La cruz que me bendijo Juan Pablo II. Breve evocación personal
La cruz que me bendijo Juan Pablo II. Breve evocación personal
Tengo siempre sobre mi escritorio una cruz de bronce que posee un gran valor para mí: El Papa Juan Pablo II me la bendijo personalmente hace ya años al final de la visita Ad Limina de mi Obispo, Mons. Juan Martí. Al final de la audiencia pude saludar al Papa y le pedí que me bendijera la cruz. Me puso su mano sobre mi hombro mientras yo le presentaba la cruz y la bendecía. Era un hombre que irradiaba a Cristo. Siempre tengo en la memoria aquel inicio de pontificado cuando el nuevo Papa venido de Polonia gritaba: “No tengáis miedo, abrid las puertas a Jesucristo”. Luego, en 1984, tuve mi primer encuentro personal con él. Yo era entonces seminarista y estaba iniciando mis estudios de licenciatura en teología en la Pontificia Universidad Gregoriana. Aquel mes de noviembre tenía lugar un gran acontecimiento: un sacerdote de mi pueblo, de Tremp, iba a ser proclamado beato. Se trataba de José Manyanet, hoy San José Manyanet, fundador de dos congregaciones (Hijos e Hijas de la Sagrada familia) y gran inspirador de Gaudí para construir el espléndido templo de la Sagrada Familia de Barcelona. En aquella ocasión tuve la alegría de ejercer de acólito en la ceremonia de beatificación. Su saludo era siempre cálido y muy personal, aunque tuviera que hacerlo a centenares de personas. Luego, ya ordenado sacerdote, puede concelebrar la Santa Misa con el Papa en diversas ocasiones. Algunas muy íntimas como las de su Capilla privada, en la Misa de diario, donde estábamos pocas personas. Otras veces, en San Pedro u otra gran basílica romana. Siempre me impresionó la piedad y devoción de Juan Pablo II celebrando la Santa Misa. Con su gesto personal y con su rico magisterio a los sacerdotes, el Papa nos enseñaba que la Santa Misa está en el mismo corazón del sacerdocio católico y que celebrarla con fe, devoción y piedad, los sacerdotes podemos ejercer nuestro mayor servicio al Pueblo de Dios.

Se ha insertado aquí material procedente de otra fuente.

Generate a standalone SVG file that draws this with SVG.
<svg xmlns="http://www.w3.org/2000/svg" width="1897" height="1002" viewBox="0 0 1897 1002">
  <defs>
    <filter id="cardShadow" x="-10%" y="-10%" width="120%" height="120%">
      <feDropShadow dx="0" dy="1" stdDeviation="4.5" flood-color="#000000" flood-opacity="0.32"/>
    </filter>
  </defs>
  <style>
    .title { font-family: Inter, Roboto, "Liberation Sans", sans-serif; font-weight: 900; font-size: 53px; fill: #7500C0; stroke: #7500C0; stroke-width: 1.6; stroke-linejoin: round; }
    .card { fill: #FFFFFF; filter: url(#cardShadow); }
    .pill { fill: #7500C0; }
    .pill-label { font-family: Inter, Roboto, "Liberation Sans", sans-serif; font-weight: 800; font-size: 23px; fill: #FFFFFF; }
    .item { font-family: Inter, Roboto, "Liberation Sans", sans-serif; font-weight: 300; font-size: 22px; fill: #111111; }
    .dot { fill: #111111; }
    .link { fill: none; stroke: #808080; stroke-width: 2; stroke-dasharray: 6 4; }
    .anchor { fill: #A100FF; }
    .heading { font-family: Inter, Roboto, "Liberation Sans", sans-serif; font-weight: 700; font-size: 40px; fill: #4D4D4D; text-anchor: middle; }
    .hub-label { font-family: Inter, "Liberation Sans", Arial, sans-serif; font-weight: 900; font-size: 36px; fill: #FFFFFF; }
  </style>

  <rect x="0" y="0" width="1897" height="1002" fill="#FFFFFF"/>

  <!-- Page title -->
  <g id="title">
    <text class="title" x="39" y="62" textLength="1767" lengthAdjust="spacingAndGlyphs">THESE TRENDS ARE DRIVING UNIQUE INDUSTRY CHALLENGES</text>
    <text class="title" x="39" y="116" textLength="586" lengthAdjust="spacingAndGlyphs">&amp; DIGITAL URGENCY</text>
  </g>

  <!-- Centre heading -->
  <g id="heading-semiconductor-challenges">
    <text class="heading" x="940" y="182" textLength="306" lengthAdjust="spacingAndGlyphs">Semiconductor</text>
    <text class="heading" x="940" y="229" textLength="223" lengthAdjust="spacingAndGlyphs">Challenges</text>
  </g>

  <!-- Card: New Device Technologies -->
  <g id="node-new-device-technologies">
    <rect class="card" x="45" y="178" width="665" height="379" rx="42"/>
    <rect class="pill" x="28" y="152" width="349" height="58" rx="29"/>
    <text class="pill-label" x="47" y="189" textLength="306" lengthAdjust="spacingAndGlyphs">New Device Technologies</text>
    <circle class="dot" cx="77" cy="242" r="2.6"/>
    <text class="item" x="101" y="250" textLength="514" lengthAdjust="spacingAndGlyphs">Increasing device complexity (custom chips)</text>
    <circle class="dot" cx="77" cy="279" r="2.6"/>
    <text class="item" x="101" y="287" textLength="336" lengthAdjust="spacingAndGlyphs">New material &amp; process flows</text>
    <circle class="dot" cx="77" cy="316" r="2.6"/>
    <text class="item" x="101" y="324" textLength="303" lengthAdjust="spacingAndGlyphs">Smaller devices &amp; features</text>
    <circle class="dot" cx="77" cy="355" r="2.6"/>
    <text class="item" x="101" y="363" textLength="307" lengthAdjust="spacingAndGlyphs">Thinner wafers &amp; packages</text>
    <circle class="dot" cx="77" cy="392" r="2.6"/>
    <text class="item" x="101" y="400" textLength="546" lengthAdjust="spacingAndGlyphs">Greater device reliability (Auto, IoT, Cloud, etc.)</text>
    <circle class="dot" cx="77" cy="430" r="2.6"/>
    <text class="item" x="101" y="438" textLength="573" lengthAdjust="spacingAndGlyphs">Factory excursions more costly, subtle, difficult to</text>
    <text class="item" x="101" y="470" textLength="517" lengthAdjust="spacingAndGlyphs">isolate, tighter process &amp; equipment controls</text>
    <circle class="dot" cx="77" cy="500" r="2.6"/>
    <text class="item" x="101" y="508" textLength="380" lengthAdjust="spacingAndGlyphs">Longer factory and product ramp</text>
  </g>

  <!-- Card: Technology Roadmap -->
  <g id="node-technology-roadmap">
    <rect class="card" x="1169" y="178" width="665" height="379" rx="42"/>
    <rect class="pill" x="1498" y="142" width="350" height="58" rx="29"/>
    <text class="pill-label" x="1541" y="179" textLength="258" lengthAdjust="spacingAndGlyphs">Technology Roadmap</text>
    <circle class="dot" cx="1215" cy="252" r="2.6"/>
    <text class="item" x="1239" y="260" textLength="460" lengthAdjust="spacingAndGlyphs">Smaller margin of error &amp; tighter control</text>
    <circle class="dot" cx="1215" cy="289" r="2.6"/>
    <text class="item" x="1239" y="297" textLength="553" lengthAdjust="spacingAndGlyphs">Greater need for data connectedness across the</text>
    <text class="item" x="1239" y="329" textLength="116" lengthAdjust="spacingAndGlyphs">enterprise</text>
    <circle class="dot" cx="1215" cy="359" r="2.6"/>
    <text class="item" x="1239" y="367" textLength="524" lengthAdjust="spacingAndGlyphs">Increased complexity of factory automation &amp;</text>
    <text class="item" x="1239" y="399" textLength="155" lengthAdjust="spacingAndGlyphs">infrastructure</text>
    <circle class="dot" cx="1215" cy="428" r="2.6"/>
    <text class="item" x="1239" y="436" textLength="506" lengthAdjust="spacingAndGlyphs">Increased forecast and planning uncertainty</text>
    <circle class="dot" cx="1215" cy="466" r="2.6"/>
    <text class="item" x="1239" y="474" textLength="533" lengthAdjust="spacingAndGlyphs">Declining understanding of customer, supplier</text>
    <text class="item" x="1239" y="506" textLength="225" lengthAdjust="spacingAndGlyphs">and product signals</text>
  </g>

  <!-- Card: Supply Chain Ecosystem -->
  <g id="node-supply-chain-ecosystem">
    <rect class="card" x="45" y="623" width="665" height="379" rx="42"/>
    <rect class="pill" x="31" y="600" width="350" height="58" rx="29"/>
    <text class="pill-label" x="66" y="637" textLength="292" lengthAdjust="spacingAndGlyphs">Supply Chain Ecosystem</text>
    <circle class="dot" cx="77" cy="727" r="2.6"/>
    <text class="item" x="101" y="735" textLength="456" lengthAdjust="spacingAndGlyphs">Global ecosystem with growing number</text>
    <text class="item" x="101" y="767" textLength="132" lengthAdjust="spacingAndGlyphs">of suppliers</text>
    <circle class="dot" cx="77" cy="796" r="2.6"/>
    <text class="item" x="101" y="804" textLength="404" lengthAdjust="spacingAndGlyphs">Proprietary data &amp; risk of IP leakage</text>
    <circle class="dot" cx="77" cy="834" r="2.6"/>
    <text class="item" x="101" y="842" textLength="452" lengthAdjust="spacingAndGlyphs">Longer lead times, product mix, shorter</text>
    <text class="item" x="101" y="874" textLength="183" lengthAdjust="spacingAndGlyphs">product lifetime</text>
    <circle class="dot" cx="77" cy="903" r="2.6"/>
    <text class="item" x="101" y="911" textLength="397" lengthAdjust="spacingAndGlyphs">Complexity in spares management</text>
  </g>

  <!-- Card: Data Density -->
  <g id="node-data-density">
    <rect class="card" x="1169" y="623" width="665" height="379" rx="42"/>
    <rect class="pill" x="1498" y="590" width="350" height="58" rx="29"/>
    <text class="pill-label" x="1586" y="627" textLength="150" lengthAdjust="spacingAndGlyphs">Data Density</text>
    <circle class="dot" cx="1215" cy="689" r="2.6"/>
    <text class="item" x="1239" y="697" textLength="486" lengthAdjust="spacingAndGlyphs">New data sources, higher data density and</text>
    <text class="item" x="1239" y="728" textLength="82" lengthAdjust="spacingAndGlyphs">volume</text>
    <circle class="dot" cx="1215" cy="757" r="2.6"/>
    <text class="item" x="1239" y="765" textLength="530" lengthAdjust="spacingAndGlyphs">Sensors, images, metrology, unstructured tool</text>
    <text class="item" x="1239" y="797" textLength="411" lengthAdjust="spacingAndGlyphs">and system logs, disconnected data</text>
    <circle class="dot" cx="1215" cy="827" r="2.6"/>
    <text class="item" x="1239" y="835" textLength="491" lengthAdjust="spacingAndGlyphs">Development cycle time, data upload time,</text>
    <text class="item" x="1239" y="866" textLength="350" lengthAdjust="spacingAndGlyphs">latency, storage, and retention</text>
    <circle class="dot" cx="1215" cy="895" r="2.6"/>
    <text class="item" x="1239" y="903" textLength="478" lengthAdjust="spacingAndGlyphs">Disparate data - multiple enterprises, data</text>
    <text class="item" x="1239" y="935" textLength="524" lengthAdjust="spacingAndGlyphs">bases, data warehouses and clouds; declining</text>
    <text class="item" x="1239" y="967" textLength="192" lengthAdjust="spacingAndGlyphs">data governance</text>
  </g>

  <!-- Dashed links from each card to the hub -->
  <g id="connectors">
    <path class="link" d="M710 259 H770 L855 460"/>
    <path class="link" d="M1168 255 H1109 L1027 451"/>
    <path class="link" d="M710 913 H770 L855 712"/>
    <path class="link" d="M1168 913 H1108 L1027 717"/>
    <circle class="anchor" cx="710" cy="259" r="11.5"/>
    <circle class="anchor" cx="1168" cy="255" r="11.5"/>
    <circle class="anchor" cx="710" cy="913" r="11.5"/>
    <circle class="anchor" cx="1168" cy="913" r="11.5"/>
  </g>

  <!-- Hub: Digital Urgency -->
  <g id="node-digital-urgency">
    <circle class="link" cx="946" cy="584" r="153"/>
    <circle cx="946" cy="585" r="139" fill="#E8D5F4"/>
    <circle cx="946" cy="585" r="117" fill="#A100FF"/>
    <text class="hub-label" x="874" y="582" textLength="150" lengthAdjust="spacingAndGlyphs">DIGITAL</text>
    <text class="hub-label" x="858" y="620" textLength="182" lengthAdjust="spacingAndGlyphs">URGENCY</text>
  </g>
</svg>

Recuerdo su capacidad de comunicarse y empatizar con todos: jóvenes, niños, ancianos. Todo brotaba de la autenticidad de su corazón.

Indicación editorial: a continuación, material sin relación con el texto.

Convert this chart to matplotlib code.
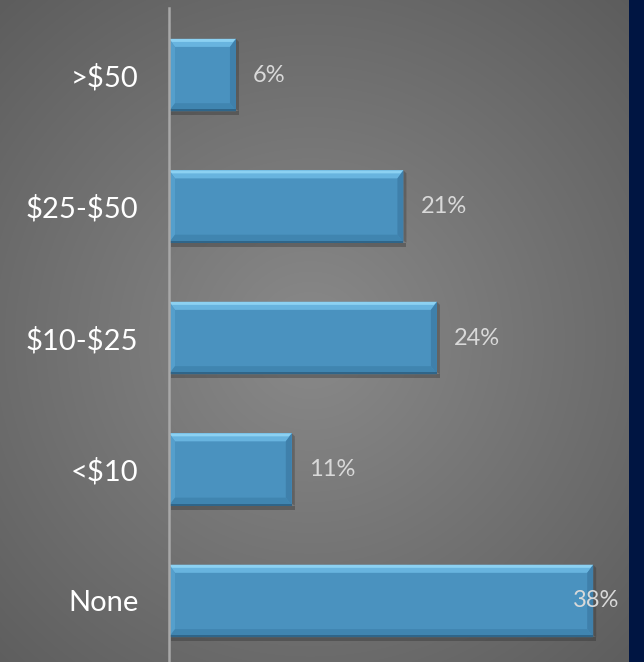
import matplotlib
matplotlib.use("Agg")
import matplotlib.pyplot as plt
import numpy as np
from matplotlib.patches import Polygon

categories = ["None", "<$10", "$10-$25", "$25-$50", ">$50"]
values = [38, 11, 24, 21, 6]
labels = ["38%", "11%", "24%", "21%", "6%"]

plt.rcParams['font.family'] = ['Lato', 'DejaVu Sans']

W, H = 644, 662
fig = plt.figure(figsize=(W / 100, H / 100), dpi=100)

# background: radial grey gradient + navy strip on the right
bg = fig.add_axes([0, 0, 1, 1])
yy, xx = np.mgrid[0:H, 0:W]
r = np.sqrt(((xx - 310) / 420.0) ** 2 + ((yy - 340) / 420.0) ** 2)
g = np.clip(0.54 - 0.16 * r, 0, 1)
img = np.dstack([g, g, g])
img[:, 629:, :] = np.array([0, 21, 66]) / 255.0
bg.imshow(img, aspect='auto', extent=[0, W, H, 0])
bg.set_axis_off()

ax = fig.add_axes([169 / W, 0, 451 / W, (H - 8) / H])
ax.set_facecolor('none')
xmax = 40.4
ax.set_xlim(0, xmax)
ax.set_ylim(-0.464, 4.51)
pos = np.arange(len(categories))
bh = 0.55

ax.barh(pos, values, height=bh, color='#4a92bf', zorder=3)

# bevel pieces, sized in pixels and converted to data units
px_x = xmax / 451.0
px_y = (4.51 + 0.464) / (H - 8)
bx, by = 6 * px_x, 8 * px_y
for p, v in zip(pos, values):
    x0, x1 = 0, v
    y0, y1 = p - bh / 2, p + bh / 2
    # shadow
    ax.add_patch(Polygon([(x0 + 2 * px_x, y0), (x1 + 3 * px_x, y0), (x1 + 3 * px_x, y0 - 4 * px_y), (x0 + 2 * px_x, y0 - 4 * px_y)],
                         closed=True, color='#2a2a2a', alpha=0.35, lw=0, zorder=2))
    ax.add_patch(Polygon([(x1, y0 + 2 * px_y), (x1 + 3 * px_x, y0), (x1 + 3 * px_x, y1 - 3 * px_y), (x1, y1)],
                         closed=True, color='#2a2a2a', alpha=0.3, lw=0, zorder=2))
    ax.add_patch(Polygon([(x0, y1), (x1, y1), (x1 - bx, y1 - by), (x0 + bx, y1 - by)],
                         closed=True, color='#68b4df', lw=0, zorder=4))
    ax.add_patch(Polygon([(x0, y1), (x1, y1), (x1 - 3 * px_x, y1 - 3 * px_y), (x0 + 3 * px_x, y1 - 3 * px_y)],
                         closed=True, color='#8cd1f2', lw=0, zorder=4))
    ax.add_patch(Polygon([(x0, y0), (x0, y1), (x0 + bx, y1 - by), (x0 + bx, y0 + by)],
                         closed=True, color='#559fcc', lw=0, zorder=4))
    ax.add_patch(Polygon([(x1, y0), (x1, y1), (x1 - bx, y1 - by), (x1 - bx, y0 + by)],
                         closed=True, color='#3f80ab', lw=0, zorder=4))
    ax.add_patch(Polygon([(x0, y0), (x1, y0), (x1 - bx, y0 + by), (x0 + bx, y0 + by)],
                         closed=True, color='#4085b0', lw=0, zorder=4))
    ax.add_patch(Polygon([(x0, y0), (x1, y0), (x1, y0 + 2 * px_y), (x0, y0 + 2 * px_y)],
                         closed=True, color='#2f6589', lw=0, zorder=4))

for p, v, lab in zip(pos, values, labels):
    if v + 6 > xmax:
        ax.text(xmax - 0.1, p, lab, ha='right', va='center', color='#d9d9d9', fontsize=17, zorder=5)
    else:
        ax.annotate(lab, (v, p), xytext=(17, 0), textcoords='offset pixels',
                    ha='left', va='center', color='#d9d9d9', fontsize=17, zorder=5)

ax.set_yticks(pos)
ax.set_yticklabels(categories, color='white', fontsize=21)
for t in ax.get_yticklabels():
    t.set_parse_math(False)
ax.tick_params(axis='y', length=0, pad=22)
ax.set_xticks([])
for s in ['top', 'right', 'bottom']:
    ax.spines[s].set_visible(False)
ax.spines['left'].set_color('#a8a8a8')
ax.spines['left'].set_linewidth(1.8)
ax.spines['left'].set_zorder(6)

fig.savefig('out.png', dpi=100)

Recuerdo su gran espíritu de oración. Nos impresionaba llegar a su capilla del Palazzo Apostólico y verle arrodillado ante el sagrario preparándose para la Santa Misa. Después de la sagrada comunión, otra vez una intensa oración y de nuevo al finalizar, una sentida acción de gracias. ¡Vaya catequesis que nos dio a los sacerdotes con su ejemplo! Y ¡la que se montó el día en que se puso en el confesionario de la Basílica Vaticana!
Magisterio firme, claro, valiente, sin concesiones a la galería. Líder moral mundial indiscutible. Acogedor y animador de los nuevos carismas que el Espíritu ha suscitado y que han rejuvenecido la Iglesia.
Heroico en el cumplimiento del deber y de la misión encomendada, hasta el final.
Cada día beso con reverencia esta preciosa cruz bendecida por un beato y le encomiendo mis apostolados sacerdotales. No tengo ninguna duda sobre su santidad y confío que esta cruz será un día una cruz bendecida por un Santo.